The contrast between the two op-eds is stark. Today, Putin is making a "Plea for Caution," but back in 1999 he was telling America "Why We Must Act."
In 1999, Prime Minister Putin argued that Russia has been forced into an "antiterrorism campaign" in the breakaway Russian republic after a series of apartment bombing attacks. Putin compared Russia's "accurately targeted strikes" to U.S.-backed bombing of the former Yugoslavia. "Our commanders have clear instructions to avoid casualties among the general population," he writes.
The backstory is that Chechnya had broken away from Russia after the first Chechen war during the chaotic post-Soviet 1990s. Putin, then a rising star in Moscow, had made reclaiming the effectively independent Chechnya a priority. What began as military strikes in 1999 evolved into a notoriously bloody conflict that would become known as the Second Chechen War, with separatist insurgents fighting until 2009.
Official estimates suggest the death toll could have been as high as 160,000, with huge numbers of civilians left injured, displaced, or dead. It's a very murky period of Russian history — there has been a long-running, and not completely incredible, rumor that the FSB (the successor agency to the KGB) engineered the apartment bombings as a "false flag" to garner support for Putin and a new war in Chechnya.
In 2013, the Russian leader's opinion seems to have changed. "No matter how targeted the strikes or how sophisticated the weapons, civilian casualties are inevitable, including the elderly and children, whom the strikes are meant to protect," he writes.
Despite the differences between the two op-eds, there's also one telling similarity.
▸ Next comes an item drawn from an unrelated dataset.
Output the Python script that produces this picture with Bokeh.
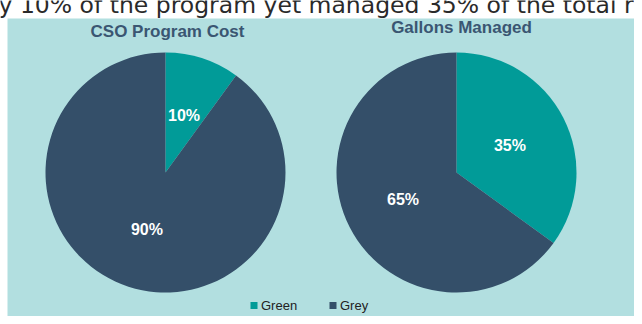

Both 2013 and 1999 Putin are clearly very worried about Islamic terrorism. In Syria, "there are more than enough Qaeda fighters and extremists of all stripes battling the government," Putin writes in 2013. In 1999, Putin was warning the readers of The New York Times that the Islamic terrorists he was fighting in Chechnya were financed by Osama bin Laden. If you remember this is two years before the September 11 attacks in the U.S., that does seem a little prescient.
There's also another factor: While Putin's 1999 op-ed may be framed in terms of military intervention, it may be better to think of it as Putin justifying a central government using extreme force to put down a rebellion. Think of it that way, and it's easy to see why Putin sympathizes with Syrian President Bashar al Assad.